## begin

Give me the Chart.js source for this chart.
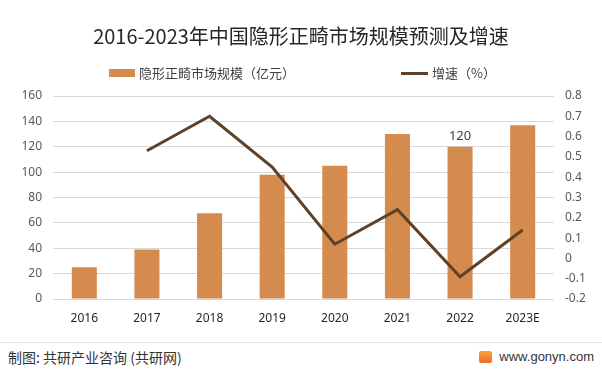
<!DOCTYPE html>
<html>
<head>
<meta charset="utf-8">
<script src="https://cdn.jsdelivr.net/npm/chart.js@4/dist/chart.umd.min.js"></script>
<style>
  html, body { margin: 0; padding: 0; background: #fff; }
  body { width: 602px; height: 375px; position: relative; overflow: hidden; font-family: "Noto Sans CJK SC", "Noto Sans", sans-serif; }
  #title { position: absolute; left: 0; top: 22px; width: 602px; text-align: center; font-size: 20px; color: #262626; line-height: 28px; }
  .leg { position: absolute; top: 64px; font-size: 13px; color: #404040; line-height: 18px; white-space: nowrap; }
  .leg i { display: inline-block; vertical-align: middle; margin-right: 4px; position: relative; top: -1px; }
  #chartBox { position: absolute; left: 0; top: 0; width: 602px; height: 341px; }
  #footLine { position: absolute; left: 0; top: 342px; width: 602px; height: 1px; background: #e4e4e4; }
  #footL { position: absolute; left: 8px; top: 348px; font-size: 14px; color: #333; line-height: 18px; }
  #footR { position: absolute; right: 8px; top: 348px; font-family: "Liberation Sans", Arial, sans-serif; font-size: 13px; color: #333; line-height: 18px; white-space: nowrap; display: flex; align-items: center; }
  #logo { display: inline-block; width: 13px; height: 12px; margin-right: 7px; border-radius: 2px; background: linear-gradient(#f7a23b, #ee6a2c); }
</style>
</head>
<body>
<div id="chartBox"><canvas id="c" width="602" height="341"></canvas></div>
<div id="title">2016-2023年中国隐形正畸市场规模预测及增速</div>
<div class="leg" style="left:109px"><i style="width:26px;height:8px;background:#D48B4D"></i>隐形正畸市场规模（亿元）</div>
<div class="leg" style="left:401px"><i style="width:27px;height:3px;background:#5E4129"></i>增速（%）</div>
<div id="footLine"></div>
<div id="footL">制图: 共研产业咨询 (共研网)</div>
<div id="footR"><span id="logo"></span><span>www.gonyn.com</span></div>
<script>
// 数据
const years = ["2016", "2017", "2018", "2019", "2020", "2021", "2022", "2023E"];
const marketSize = [25, 39, 67.5, 98, 105, 130, 120, 137];
const growth = [null, 0.53, 0.70, 0.45, 0.07, 0.24, -0.09, 0.14];
const labelIdx = 6; // 只有2022年标了数值

const BAR = "#D48B4D";
const LINE = "#5E4129";
const TICK = "#595959";

const barLabel = {
  id: "barLabel",
  afterDatasetsDraw(chart) {
    const el = chart.getDatasetMeta(0).data[labelIdx];
    if (!el) return;
    const ctx = chart.ctx;
    ctx.save();
    ctx.font = '13px "Noto Sans", sans-serif';
    ctx.fillStyle = "#404040";
    ctx.textAlign = "center";
    ctx.textBaseline = "bottom";
    ctx.fillText(String(marketSize[labelIdx]), el.x, el.y - 4);
    ctx.restore();
  }
};

new Chart(document.getElementById("c"), {
  data: {
    labels: years,
    datasets: [
      { type: "bar", label: "隐形正畸市场规模（亿元）", data: marketSize, backgroundColor: BAR,
        yAxisID: "y", categoryPercentage: 1, barPercentage: 0.4, order: 1 },
      { type: "line", label: "增速（%）", data: growth, borderColor: LINE, borderWidth: 3,
        pointRadius: 0, tension: 0, yAxisID: "y1", order: 0 }
    ]
  },
  options: {
    responsive: false,
    animation: false,
    layout: { padding: { top: 96, left: 0, right: 0, bottom: 0 } },
    plugins: { legend: { display: false }, title: { display: false }, tooltip: { enabled: false } },
    scales: {
      x: {
        grid: { display: false, drawTicks: false },
        border: { display: false },
        ticks: { color: "#262626", font: { size: 12, family: '"Noto Sans", sans-serif' }, padding: 12, maxRotation: 0 },
        afterFit(s) { s.height = 42; }
      },
      y: {
        position: "left", min: 0, max: 160,
        ticks: { stepSize: 20, color: TICK, font: { size: 12, family: '"Noto Sans", sans-serif' }, padding: 11 },
        grid: { color: "#d9d9d9", drawTicks: false },
        border: { display: false },
        afterFit(s) { s.width = 53; }
      },
      y1: {
        position: "right", min: -0.2, max: 0.8,
        ticks: { stepSize: 0.1, color: TICK, font: { size: 12, family: '"Noto Sans", sans-serif' }, padding: 11,
          callback: v => String(Math.round(v * 10) / 10) },
        grid: { display: false, drawTicks: false },
        border: { display: false },
        afterFit(s) { s.width = 48; }
      }
    }
  },
  plugins: [barLabel]
});
</script>
</body>
</html>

## end

DO THIS ▸
Leave out the pictures and retype every line above exactly.

WRITTEN RESPONSE ▸
Give me the Chart.js source for this chart.
<!DOCTYPE html>
<html>
<head>
<meta charset="utf-8">
<script src="https://cdn.jsdelivr.net/npm/chart.js@4/dist/chart.umd.min.js"></script>
<style>
  html, body { margin: 0; padding: 0; background: #fff; }
  body { width: 602px; height: 375px; position: relative; overflow: hidden; font-family: "Noto Sans CJK SC", "Noto Sans", sans-serif; }
  #title { position: absolute; left: 0; top: 22px; width: 602px; text-align: center; font-size: 20px; color: #262626; line-height: 28px; }
  .leg { position: absolute; top: 64px; font-size: 13px; color: #404040; line-height: 18px; white-space: nowrap; }
  .leg i { display: inline-block; vertical-align: middle; margin-right: 4px; position: relative; top: -1px; }
  #chartBox { position: absolute; left: 0; top: 0; width: 602px; height: 341px; }
  #footLine { position: absolute; left: 0; top: 342px; width: 602px; height: 1px; background: #e4e4e4; }
  #footL { position: absolute; left: 8px; top: 348px; font-size: 14px; color: #333; line-height: 18px; }
  #footR { position: absolute; right: 8px; top: 348px; font-family: "Liberation Sans", Arial, sans-serif; font-size: 13px; color: #333; line-height: 18px; white-space: nowrap; display: flex; align-items: center; }
  #logo { display: inline-block; width: 13px; height: 12px; margin-right: 7px; border-radius: 2px; background: linear-gradient(#f7a23b, #ee6a2c); }
</style>
</head>
<body>
<div id="chartBox"><canvas id="c" width="602" height="341"></canvas></div>
<div id="title">2016-2023年中国隐形正畸市场规模预测及增速</div>
<div class="leg" style="left:109px"><i style="width:26px;height:8px;background:#D48B4D"></i>隐形正畸市场规模（亿元）</div>
<div class="leg" style="left:401px"><i style="width:27px;height:3px;background:#5E4129"></i>增速（%）</div>
<div id="footLine"></div>
<div id="footL">制图: 共研产业咨询 (共研网)</div>
<div id="footR"><span id="logo"></span><span>www.gonyn.com</span></div>
<script>
// 数据
const years = ["2016", "2017", "2018", "2019", "2020", "2021", "2022", "2023E"];
const marketSize = [25, 39, 67.5, 98, 105, 130, 120, 137];
const growth = [null, 0.53, 0.70, 0.45, 0.07, 0.24, -0.09, 0.14];
const labelIdx = 6; // 只有2022年标了数值

const BAR = "#D48B4D";
const LINE = "#5E4129";
const TICK = "#595959";

const barLabel = {
  id: "barLabel",
  afterDatasetsDraw(chart) {
    const el = chart.getDatasetMeta(0).data[labelIdx];
    if (!el) return;
    const ctx = chart.ctx;
    ctx.save();
    ctx.font = '13px "Noto Sans", sans-serif';
    ctx.fillStyle = "#404040";
    ctx.textAlign = "center";
    ctx.textBaseline = "bottom";
    ctx.fillText(String(marketSize[labelIdx]), el.x, el.y - 4);
    ctx.restore();
  }
};

new Chart(document.getElementById("c"), {
  data: {
    labels: years,
    datasets: [
      { type: "bar", label: "隐形正畸市场规模（亿元）", data: marketSize, backgroundColor: BAR,
        yAxisID: "y", categoryPercentage: 1, barPercentage: 0.4, order: 1 },
      { type: "line", label: "增速（%）", data: growth, borderColor: LINE, borderWidth: 3,
        pointRadius: 0, tension: 0, yAxisID: "y1", order: 0 }
    ]
  },
  options: {
    responsive: false,
    animation: false,
    layout: { padding: { top: 96, left: 0, right: 0, bottom: 0 } },
    plugins: { legend: { display: false }, title: { display: false }, tooltip: { enabled: false } },
    scales: {
      x: {
        grid: { display: false, drawTicks: false },
        border: { display: false },
        ticks: { color: "#262626", font: { size: 12, family: '"Noto Sans", sans-serif' }, padding: 12, maxRotation: 0 },
        afterFit(s) { s.height = 42; }
      },
      y: {
        position: "left", min: 0, max: 160,
        ticks: { stepSize: 20, color: TICK, font: { size: 12, family: '"Noto Sans", sans-serif' }, padding: 11 },
        grid: { color: "#d9d9d9", drawTicks: false },
        border: { display: false },
        afterFit(s) { s.width = 53; }
      },
      y1: {
        position: "right", min: -0.2, max: 0.8,
        ticks: { stepSize: 0.1, color: TICK, font: { size: 12, family: '"Noto Sans", sans-serif' }, padding: 11,
          callback: v => String(Math.round(v * 10) / 10) },
        grid: { display: false, drawTicks: false },
        border: { display: false },
        afterFit(s) { s.width = 48; }
      }
    }
  },
  plugins: [barLabel]
});
</script>
</body>
</html>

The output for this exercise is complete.